To validate the generality of the proposed ML approach externally, the same model development method was applied to an independent dataset comprising solubility measurements (in g/L) for 15 different pharmaceutical compounds in supercritical CO2 under varying temperature and pressure conditions. The data have been collected from various sources and the model was implemented on the data. The ET, RF, and GB models were trained and optimized using the same Gradient-based optimization technique (Adam optimizer with mean 3-fold R² score as the fitness function). The performance metrics on this external dataset demonstrate comparable accuracy to the original raloxifene case study, confirming the method’s robustness across diverse drugs. Table 3 shows the overall performance of models on this external data with more than 400 data points.

Table 3 Results of models for solubility in the external validation dataset.

The ET model again emerged as the best performer in predicting solubility values, achieving an R-squared score closely mirroring the main case study’s 0.949, with low RMSE and AARD% values indicating reliable predictions across the multi-compound dataset. Also, AARD is near 6.12% for ET which is greater than the thermodynamic model developed by Zhang et al.8 with AARD% of 11.45 for 10 drugs by using EoS model of PC-SAFT.

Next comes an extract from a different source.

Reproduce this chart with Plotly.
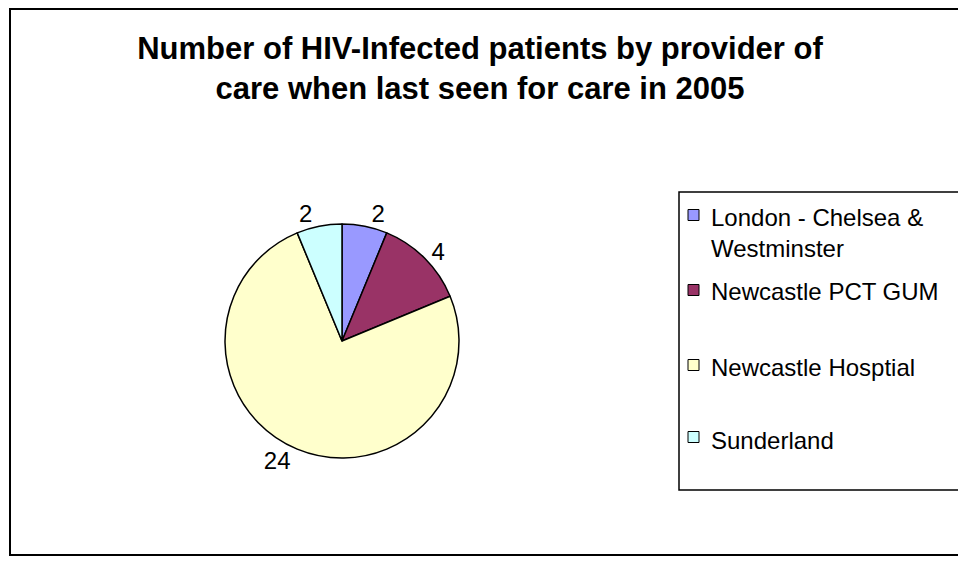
import plotly.graph_objects as go

# The page body has an 8px margin, so the figure is sized to fit exactly inside the window
OFF = 8
W, H = 966 - OFF, 562 - OFF

providers = ["London - Chelsea & Westminster", "Newcastle PCT GUM", "Newcastle Hosptial", "Sunderland"]
legend_labels = ["London - Chelsea &<br>Westminster", "Newcastle PCT GUM", "Newcastle Hosptial", "Sunderland"]
patients = [2, 4, 24, 2]
colors = ["#9999FF", "#993366", "#FFFFCC", "#CCFFFF"]
title_text = "Number of HIV-Infected patients by provider of<br>care when last seen for care in 2005"

FONT = "Liberation Sans, Arial, sans-serif"

def px(x):
    return (x - OFF) / W

def py(y):
    return 1 - (y - OFF) / H

cx, cy, r = 342, 341, 117

fig = go.Figure()
fig.add_trace(go.Pie(
    labels=providers,
    values=patients,
    sort=False,
    direction="clockwise",
    rotation=0,
    marker=dict(colors=colors, line=dict(color="#000000", width=1.5)),
    textinfo="value",
    textposition="outside",
    textfont=dict(family=FONT, size=24, color="#000000"),
    domain=dict(x=[px(cx - r), px(cx + r)], y=[py(cy + r), py(cy - r)]),
    showlegend=False,
    automargin=False,
))

shapes = [
    dict(type="rect", xref="paper", yref="paper", x0=px(10), x1=px(985), y0=py(555), y1=py(9),
         line=dict(color="#000000", width=2), fillcolor="rgba(0,0,0,0)", layer="above"),
    dict(type="rect", xref="paper", yref="paper", x0=px(679), x1=px(961), y0=py(490), y1=py(192),
         line=dict(color="#000000", width=1.5), fillcolor="rgba(0,0,0,0)", layer="above"),
]

annotations = []
row_y = [215, 290, 365, 437]
text_y = [233, 291.5, 367, 440]
for i, lab in enumerate(legend_labels):
    shapes.append(dict(type="rect", xref="paper", yref="paper",
                       x0=px(688), x1=px(699), y0=py(row_y[i] + 5.5), y1=py(row_y[i] - 5.5),
                       line=dict(color="#000000", width=1), fillcolor=colors[i], layer="above"))
    annotations.append(dict(xref="paper", yref="paper", x=px(709), y=py(text_y[i]),
                            xanchor="left", yanchor="middle", align="left", showarrow=False,
                            text=lab, font=dict(family=FONT, size=24, color="#000000")))

fig.update_layout(
    width=W, height=H,
    margin=dict(l=0, r=0, t=0, b=0),
    paper_bgcolor="#FFFFFF",
    plot_bgcolor="#FFFFFF",
    title=dict(text=title_text, x=px(480), y=py(59), xref="paper", yref="paper",
               xanchor="center", yanchor="middle",
               font=dict(family=FONT, size=31, color="#000000", weight="bold")),
    shapes=shapes,
    annotations=annotations,
    showlegend=False,
)

fig.write_html("out.html")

To further illustrate the model’s generality, the maximum absolute error for each compound using the ET model is presented below. These errors vary based on the solubility range of each drug but remain low relative to the measured values, demonstrating consistent performance. Table 4 shows the results for different compounds.

Table 4 Maximum errors for each drug in external validation using ET model.

Conclusion

The objective of this investigation is to forecast the solubility of raloxifene (y) and the density of CO2 by utilizing temperature (T) and pressure (P) as independent variables. The study involved the implementation and optimization of three regression models, namely Extra Trees (ET), Random Forest (RF), and Gradient Boosting (GB), through the use of Gradient-based optimization. The GB model demonstrated a robust association between predicted and actual values, as evidenced by its R-squared score of 0.986, in the context of CO2 density prediction. The model’s root mean squared error (RMSE) was determined to be 23.20, signifying a notable level of precision. The maximum error observed was 33.06. In relation to the solubility of raloxifene, it was observed that the ET model exhibited the most optimal R-squared score of 0.949, thereby signifying a strong correspondence with the data. The model exhibited an RMSE of 0.41, with a maximum error of 0.90. Comparatively, the RF and GB models achieved slightly lower R-squared scores of 0.903 and 0.886, respectively, for the solubility of raloxifene. The Random Forest (RF) model demonstrated a Root Mean Squared Error (RMSE) of 0.55, with a maximum error of 1.17. In contrast, the Gradient Boosting (GB) model yielded an RMSE of 0.72, with a maximum error of 1.39.